最近,日中は穏やかな日が続いていますね。こんな日のことを「小春日和」といいます。
「春」という言葉を使っているから,ついつい「春のちょっとした暖かい日」と誤解してしまいますが,そんな使い方をすると「おバカさん」といわれてしまいますので,注意してくださいね。
「小春」というのは,旧暦10月のことで,この時期は寒さが増してくる時期ですが,たまに春の日ように陽射しが柔らかでポカポカと暖かい日があることから,そう呼ばれるようになりました。
いつから言われるようになったかは分かりませんが,鎌倉時代の吉田兼好が記した「徒然草」第155段に「十月は小春の天気,草も青くなり,梅もつぼみぬ。」と,この言葉がでてきます。徒然草の内容は多彩ですが,この時代の無常観に根差した随筆で,第155段には春夏秋冬と生老病死のことが書かれています。
それから「小春日和」の「日和」ですが,これは「晴れたよい天気,何かをするのに,ちょうどよい天気」という意味です。
つまり,「小春日和」は,現在の11月から12月上旬の春の日のような暖かく穏やかに晴れた日ということになります。空高く澄んでいる「秋晴れ」とはイメージが違うことが分かりますね。強いて言えば,「晩秋の麗らか日」という表現が近いのではないでしょうか。

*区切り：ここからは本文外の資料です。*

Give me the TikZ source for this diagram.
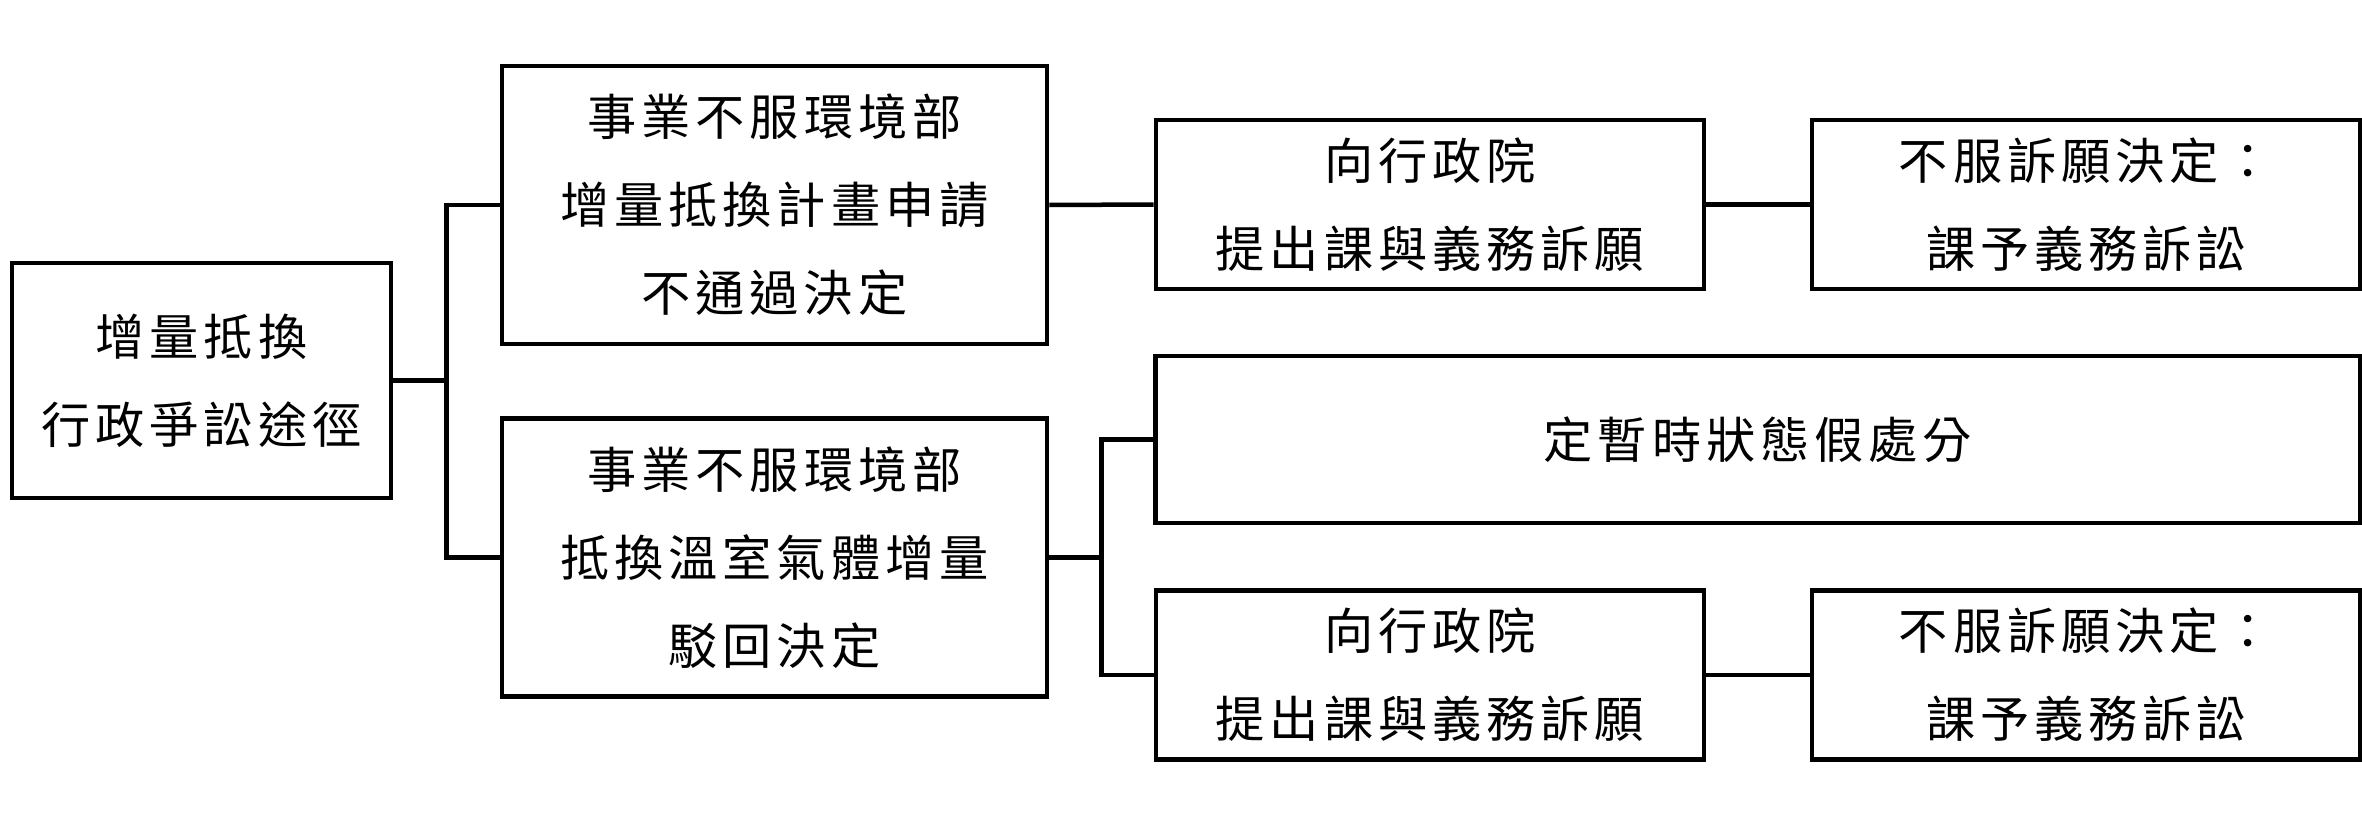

私たちは,小さいという程度を表す「小」をつけることで「ような」という意味を読み取る言葉遣いをします。例えば,古い町並みや風情が京都に似ている「小京都」や,江戸のように栄えた町,江戸時代の面影を残す町を「小(こ)江戸」というように,春ではないけど春のような「小春日和」という言い回し,寒さに向かう中で,たまに訪れる暖かな陽射しを浴び,気持ちがホッとする,そんな情景が浮かび,何となくいい感じですよね。